_Problem to solve_
Scan the lines below for the string "document" and copy every one that has it.

_Data provided_
·····
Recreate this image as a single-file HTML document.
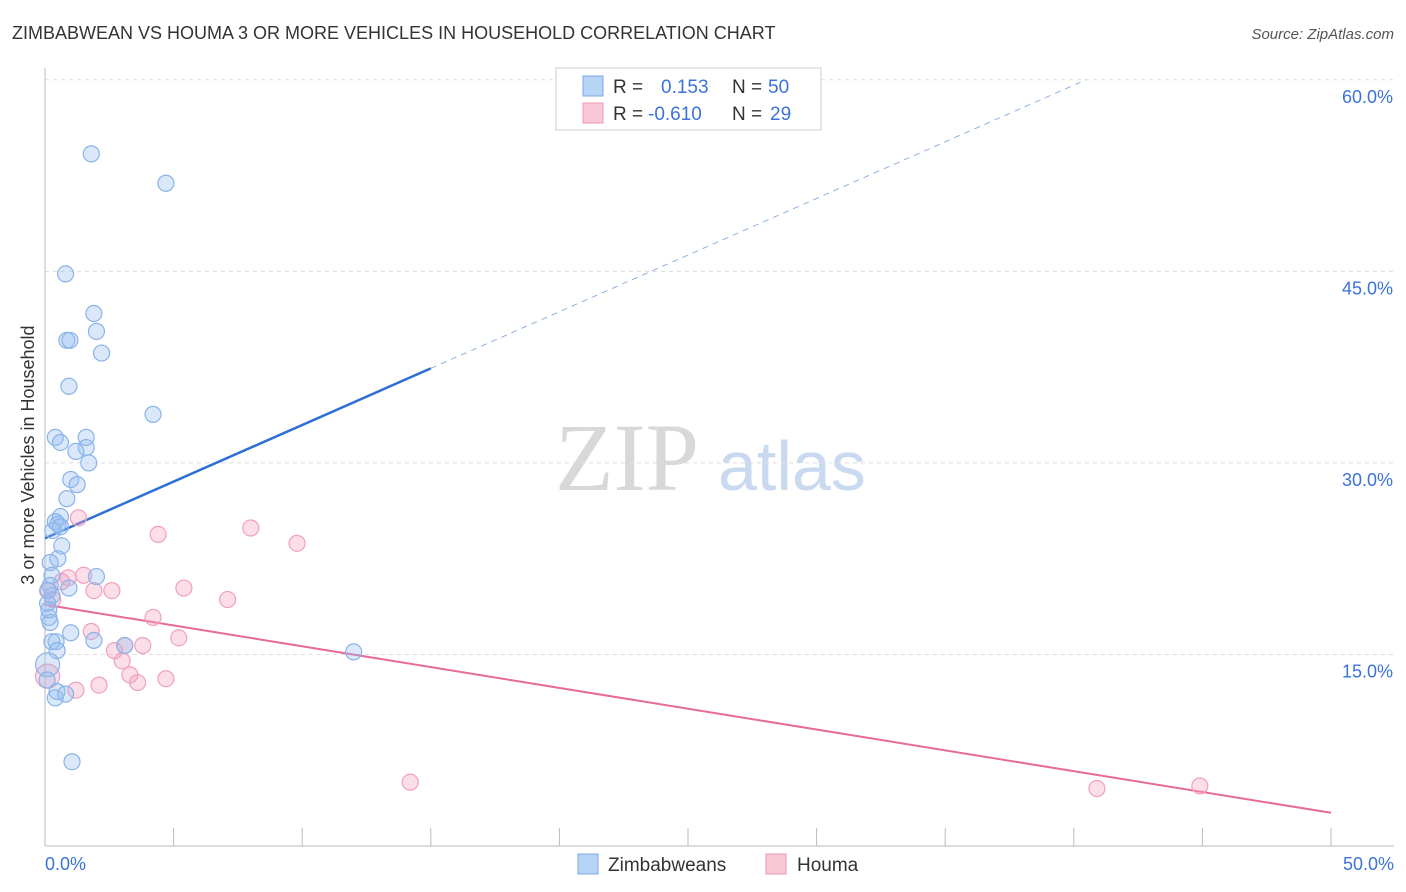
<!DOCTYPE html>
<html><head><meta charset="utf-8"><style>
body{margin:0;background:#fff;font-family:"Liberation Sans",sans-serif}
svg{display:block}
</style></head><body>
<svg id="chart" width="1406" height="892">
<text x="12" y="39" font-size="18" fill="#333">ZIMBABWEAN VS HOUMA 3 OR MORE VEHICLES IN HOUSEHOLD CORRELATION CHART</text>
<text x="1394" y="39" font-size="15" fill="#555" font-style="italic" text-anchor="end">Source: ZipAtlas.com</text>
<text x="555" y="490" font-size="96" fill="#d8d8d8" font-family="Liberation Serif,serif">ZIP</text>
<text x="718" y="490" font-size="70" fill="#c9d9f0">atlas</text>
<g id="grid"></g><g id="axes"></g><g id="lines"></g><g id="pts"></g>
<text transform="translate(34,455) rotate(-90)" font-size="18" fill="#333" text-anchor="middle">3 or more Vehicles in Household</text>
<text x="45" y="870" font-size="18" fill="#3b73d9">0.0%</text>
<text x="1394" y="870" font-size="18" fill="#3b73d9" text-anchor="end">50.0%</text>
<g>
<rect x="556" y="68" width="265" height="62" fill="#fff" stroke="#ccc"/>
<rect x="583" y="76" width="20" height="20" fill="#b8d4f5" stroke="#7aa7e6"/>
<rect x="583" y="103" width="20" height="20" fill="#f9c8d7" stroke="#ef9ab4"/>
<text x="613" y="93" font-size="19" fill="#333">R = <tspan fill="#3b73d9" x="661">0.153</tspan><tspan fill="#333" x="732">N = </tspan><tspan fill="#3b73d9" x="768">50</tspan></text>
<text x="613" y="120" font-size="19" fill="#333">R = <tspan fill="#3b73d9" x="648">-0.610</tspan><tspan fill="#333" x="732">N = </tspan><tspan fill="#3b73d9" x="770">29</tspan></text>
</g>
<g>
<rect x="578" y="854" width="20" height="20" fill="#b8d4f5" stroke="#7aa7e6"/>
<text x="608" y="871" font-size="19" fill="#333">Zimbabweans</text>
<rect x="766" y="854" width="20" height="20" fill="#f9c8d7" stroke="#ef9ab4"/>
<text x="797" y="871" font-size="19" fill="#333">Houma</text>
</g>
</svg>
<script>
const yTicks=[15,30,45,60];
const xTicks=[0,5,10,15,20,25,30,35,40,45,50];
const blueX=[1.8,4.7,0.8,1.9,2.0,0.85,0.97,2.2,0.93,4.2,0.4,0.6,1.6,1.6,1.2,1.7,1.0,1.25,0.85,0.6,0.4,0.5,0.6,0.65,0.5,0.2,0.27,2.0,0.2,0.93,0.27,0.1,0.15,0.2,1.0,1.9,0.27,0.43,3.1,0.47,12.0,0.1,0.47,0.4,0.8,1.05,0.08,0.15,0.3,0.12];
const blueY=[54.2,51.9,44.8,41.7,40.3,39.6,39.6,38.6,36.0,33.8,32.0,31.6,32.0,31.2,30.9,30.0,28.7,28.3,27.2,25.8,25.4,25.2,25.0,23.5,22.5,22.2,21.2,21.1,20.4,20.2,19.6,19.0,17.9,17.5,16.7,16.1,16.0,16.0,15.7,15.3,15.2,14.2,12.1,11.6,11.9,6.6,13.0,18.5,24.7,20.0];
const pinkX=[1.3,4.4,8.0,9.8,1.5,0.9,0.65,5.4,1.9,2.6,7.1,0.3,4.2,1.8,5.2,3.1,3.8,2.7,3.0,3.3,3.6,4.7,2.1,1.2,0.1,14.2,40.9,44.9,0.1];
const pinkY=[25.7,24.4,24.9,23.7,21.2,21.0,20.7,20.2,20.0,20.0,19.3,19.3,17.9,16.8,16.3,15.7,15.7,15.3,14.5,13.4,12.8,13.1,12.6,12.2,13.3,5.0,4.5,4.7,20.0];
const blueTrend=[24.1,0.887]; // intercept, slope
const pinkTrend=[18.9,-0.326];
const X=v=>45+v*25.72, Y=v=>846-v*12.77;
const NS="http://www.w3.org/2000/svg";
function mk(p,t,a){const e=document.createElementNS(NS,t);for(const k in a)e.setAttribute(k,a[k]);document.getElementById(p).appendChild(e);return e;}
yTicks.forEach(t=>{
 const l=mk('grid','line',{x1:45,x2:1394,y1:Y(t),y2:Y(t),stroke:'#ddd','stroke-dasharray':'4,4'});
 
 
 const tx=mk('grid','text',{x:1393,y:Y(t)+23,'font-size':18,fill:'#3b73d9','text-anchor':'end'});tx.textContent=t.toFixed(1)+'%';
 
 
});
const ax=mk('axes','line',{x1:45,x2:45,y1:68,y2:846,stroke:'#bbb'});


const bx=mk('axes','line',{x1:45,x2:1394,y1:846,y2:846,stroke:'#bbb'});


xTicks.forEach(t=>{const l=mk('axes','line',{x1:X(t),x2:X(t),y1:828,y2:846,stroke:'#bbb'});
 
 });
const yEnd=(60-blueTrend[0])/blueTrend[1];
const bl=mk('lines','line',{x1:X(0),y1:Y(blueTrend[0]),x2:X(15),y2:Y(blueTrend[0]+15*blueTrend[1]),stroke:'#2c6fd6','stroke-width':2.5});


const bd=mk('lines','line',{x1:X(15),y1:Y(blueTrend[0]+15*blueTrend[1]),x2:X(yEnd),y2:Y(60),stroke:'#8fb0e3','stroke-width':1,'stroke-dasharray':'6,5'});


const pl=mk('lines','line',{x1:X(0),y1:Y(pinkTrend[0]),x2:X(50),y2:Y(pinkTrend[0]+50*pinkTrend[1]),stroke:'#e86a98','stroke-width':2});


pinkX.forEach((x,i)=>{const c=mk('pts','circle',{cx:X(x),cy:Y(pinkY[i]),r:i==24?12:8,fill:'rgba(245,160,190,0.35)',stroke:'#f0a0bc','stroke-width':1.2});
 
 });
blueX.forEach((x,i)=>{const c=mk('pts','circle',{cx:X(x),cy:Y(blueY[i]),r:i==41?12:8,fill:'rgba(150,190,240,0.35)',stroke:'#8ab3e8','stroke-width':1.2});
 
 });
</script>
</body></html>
·····
_Response for this exercise_
Recreate this image as a single-file HTML document.
function mk(p,t,a){const e=document.createElementNS(NS,t);for(const k in a)e.setAttribute(k,a[k]);document.getElementById(p).appendChild(e);return e;}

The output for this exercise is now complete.